Activision quarterly earnings show Call of Duty’s vulnerability

- Stephen Totilo, author ofAxios Gaming

Call of Duty: Vanguard. Screenshot: Activision
The intense focus on a single franchise can backfire badly, as Activision Blizzard is now demonstrating quarterly in the wake of the unusually poorly received Call of Duty: Vanguard, released last November.
Driving the news: Earlier this week, the publisher announced financial results for the spring quarter that were significantly lower than those of spring 2021 — and blame is squarely on Call of Duty.
- The shortfall in financial terms: $1.6 billion for the quarter in overall net bookings (that’s player spending on its games) vs. $1.9 billion a year prior.
- Remember: Activision Blizzard consists of three companies: Activision (Call of Duty), Blizzard (Overwatch, World of Warcraft) and King (Candy Crush).
- Most of its spring 2022 drop came from Activision proper, which reported a decline in operating income by $271 million compared to last spring. Blizzard dropped less, and King grew.

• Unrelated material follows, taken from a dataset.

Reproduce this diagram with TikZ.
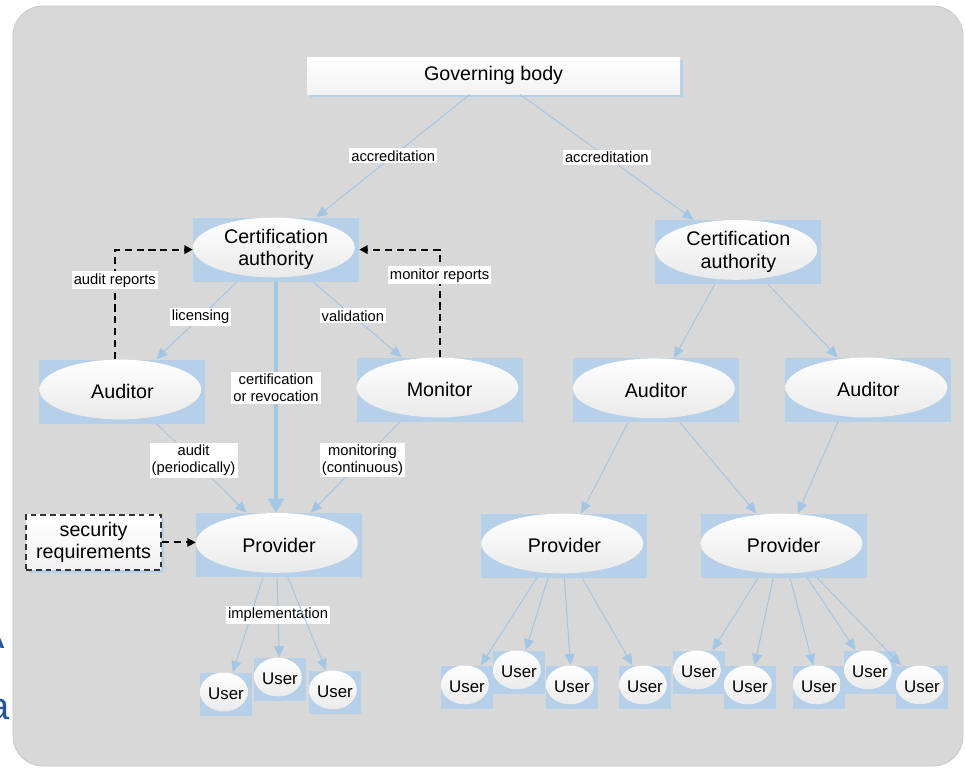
\documentclass[tikz,border=0pt]{standalone}
\usepackage{fontspec}
\setmainfont{Liberation Sans}
\usetikzlibrary{arrows.meta,calc,shadows}
\definecolor{fond}{RGB}{216,216,216}
\definecolor{bleu}{RGB}{181,208,232}
\definecolor{trait}{RGB}{163,198,229}
\definecolor{lettre}{RGB}{35,85,160}
\begin{document}
\begin{tikzpicture}
        \tikzstyle{bulle}=[rectangle,fill=bleu,minimum width=4.15cm,minimum height=1.6cm,inner sep=0pt,align=center,
          font=\fontsize{14}{16}\selectfont,
          path picture={\shade[top color=white,bottom color=black!9]
            let \p1=($(path picture bounding box.north east)-(path picture bounding box.south west)$) in
            ([shift={(-1.5pt,1.5pt)}]path picture bounding box.center) ellipse ({0.5*\x1-1.5pt} and {0.5*\y1-1.5pt});}]
        \tikzstyle{usager}=[bulle,minimum width=1.3cm,minimum height=1.075cm,font=\fontsize{12}{14}\selectfont]
        \tikzstyle{boite}=[rectangle,top color=white,bottom color=black!5,inner sep=0pt,align=center,
          font=\fontsize{14}{16}\selectfont,drop shadow={shadow xshift=2pt,shadow yshift=-2pt,fill=bleu,opacity=1}]
        \tikzstyle{fleche}=[draw=trait,line width=0.7pt,-{Triangle[length=8pt,width=7pt]}]
        \tikzstyle{grosse}=[fleche,line width=2.5pt,-{Triangle[length=10pt,width=11pt]}]
        \tikzstyle{pointille}=[draw=black,line width=1.5pt,dash pattern=on 5pt off 3.5pt,-{Triangle[length=6pt,width=6pt]}]
        \tikzstyle{etiq}=[fill=white,inner sep=1.5pt,align=center,font=\fontsize{10.5}{12}\selectfont]
        \path[use as bounding box,fill=white] (0,0) rectangle (24.125,-19.3);
        \draw[fill=fond,draw=black!22,line width=0.6pt,rounded corners=0.75cm] (0.325,-0.15) rectangle (24.075,-19.15);
        % bouts de texte coupes a gauche
        \node[anchor=base east,inner sep=0pt,text=lettre,font=\fontsize{27}{30}\selectfont] (la) at (0.125,-16.2) {A};
        \node[anchor=base east,inner sep=0pt,text=lettre,font=\fontsize{27}{30}\selectfont] (lb) at (0.25,-17.975) {a};
        % noeuds
        \node[boite,minimum width=9.325cm,minimum height=0.925cm] (gb) at (12.34,-1.89) {Governing body};
        \node[bulle] (ca1) at (6.9,-6.24) {Certification\\authority};
        \node[bulle] (ca2) at (18.46,-6.3) {Certification\\authority};
        \node[bulle] (au1) at (3.06,-9.79) {Auditor};
        \node[bulle] (mo) at (10.99,-9.74) {Monitor};
        \node[bulle] (au2) at (16.4,-9.76) {Auditor};
        \node[bulle] (au3) at (21.71,-9.74) {Auditor};
        \node[bulle] (pr1) at (6.975,-13.625) {Provider};
        \node[bulle] (pr2) at (14.11,-13.64) {Provider};
        \node[bulle] (pr3) at (19.59,-13.64) {Provider};
        \node[boite,draw=black!80,line width=1.2pt,dash pattern=on 4pt off 3pt,minimum width=3.375cm,minimum height=1.375cm] (sec) at (2.34,-13.56) {security\\requirements};
        \node[usager] (u1) at (5.65,-17.35) {User};
        \node[usager] (u2) at (7.0,-16.98) {User};
        \node[usager] (u3) at (8.375,-17.3) {User};
        \node[usager] (u4) at (11.675,-17.175) {User};
        \node[usager] (u5) at (12.975,-16.8) {User};
        \node[usager] (u6) at (14.3,-17.175) {User};
        \node[usager] (u7) at (16.125,-17.175) {User};
        \node[usager] (u8) at (17.475,-16.8) {User};
        \node[usager] (u9) at (18.75,-17.175) {User};
        \node[usager] (u10) at (20.475,-17.175) {User};
        \node[usager] (u11) at (21.75,-16.8) {User};
        \node[usager] (u12) at (23.05,-17.175) {User};
        % liens
        \draw[fleche] ([xshift=-0.59cm]gb.south) -- node[etiq]{accreditation} (ca1);
        \draw[fleche] ([xshift=0.66cm]gb.south) -- node[etiq]{accreditation} (ca2);
        \draw[fleche] ([xshift=-0.975cm]ca1.south) -- node[etiq,pos=0.45]{licensing} (au1);
        \draw[fleche] ([xshift=0.925cm]ca1.south) -- node[etiq,pos=0.45]{validation} (mo);
        \draw[grosse] (ca1.south) -- node[etiq,pos=0.46]{certification\\or revocation} (ca1.south |- pr1.north);
        \draw[fleche] ([xshift=0.86cm]au1.south) -- node[etiq,pos=0.41]{audit\\(periodically)} (pr1);
        \draw[fleche] ([xshift=-0.99cm]mo.south) -- node[etiq,pos=0.42]{monitoring\\(continuous)} (pr1);
        \draw[pointille] ([xshift=-0.19cm]au1.north) |- node[etiq,pos=0.36]{audit reports} (ca1.west);
        \draw[pointille] (mo.north) |- node[etiq,pos=0.38]{monitor reports} (ca1.east);
        \draw[pointille] (sec.east) -- (sec.east -| pr1.west);
        \draw[fleche] ([xshift=-0.4cm]pr1.south) -- (u1);
        \draw[fleche] ([xshift=-0.05cm]pr1.south) -- node[etiq,pos=0.47]{implementation} (u2);
        \draw[fleche] ([xshift=0.22cm]pr1.south) -- (u3);
        \draw[fleche] ([xshift=-0.59cm]ca2.south) -- (au2);
        \draw[fleche] ([xshift=0.74cm]ca2.south) -- (au3);
        \draw[fleche] ([xshift=-0.7cm]au2.south) -- (pr2);
        \draw[fleche] ([xshift=0.6cm]au2.south) -- (pr3);
        \draw[fleche] ([xshift=-0.76cm]au3.south) -- (pr3);
        \draw[fleche] ([xshift=-0.69cm]pr2.south) -- (u4);
        \draw[fleche] ([xshift=-0.41cm]pr2.south) -- (u5);
        \draw[fleche] (pr2.south) -- (u6);
        \draw[fleche] ([xshift=0.44cm]pr2.south) -- (u7);
        \draw[fleche] ([xshift=-0.64cm]pr3.south) -- (u8);
        \draw[fleche] ([xshift=-0.26cm]pr3.south) -- (u9);
        \draw[fleche] ([xshift=0.16cm]pr3.south) -- (u10);
        \draw[fleche] ([xshift=0.59cm]pr3.south) -- (u11);
        \draw[fleche] ([xshift=0.84cm]pr3.south) -- (u12);
    \end{tikzpicture}
\end{document}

In plainer English: Way fewer people are playing Call of Duty or spending money on Call of Duty this year.
- Way fewer = 33 million fewer, according to the company’s count of monthly active users.
- The player base is still huge, mind you. Activision had 94 million players in June. Blizzard had 27 million. King had 240 million.
Between the lines: We can all equate “Activision” in any of these results with “Call of Duty” because the two have been nearly 1:1 for years.
- This isn’t the 2000s when the Activision label balanced CoD releases with Guitar Heroes and Tony Hawk Pro Skater games and, gasp, original games.
- These days, Activision’s large studios — consisting of more than 3,000 developers — make Call of Duty content year-round.
- They produce annual premium releases, the Fortnite rival Warzone, and Call of Duty on mobile, plus constant seasonal updates to all of those games.
The problem for Activision: Vanguard sold millions, but fewer millions than its predecessors. It disappointed fans, who then bailed on it. And the once-hot Warzone has cooled.
- That’s left the company pointing investors toward the next CoD and Warzone releases coming this fall.
- The CoD vulnerability contextualizes the years-long push to get the famously slow Blizzard to produce more games.
- And it draws a stark comparison to rival Electronic Arts, which has been able to brush off an underwhelming release of Call of Duty competitor Battlefield last fall while touting strong performance in its FIFA and Apex Legends series, among others.
The big picture: No need to weep for Activision Blizzard, which is primed to get purchased by Microsoft at a premium, should regulators approve.
- And it’s no wonder that, for all the attention Microsoft owning Call of Duty gets, company execs have identified ever-reliable King as a key prize.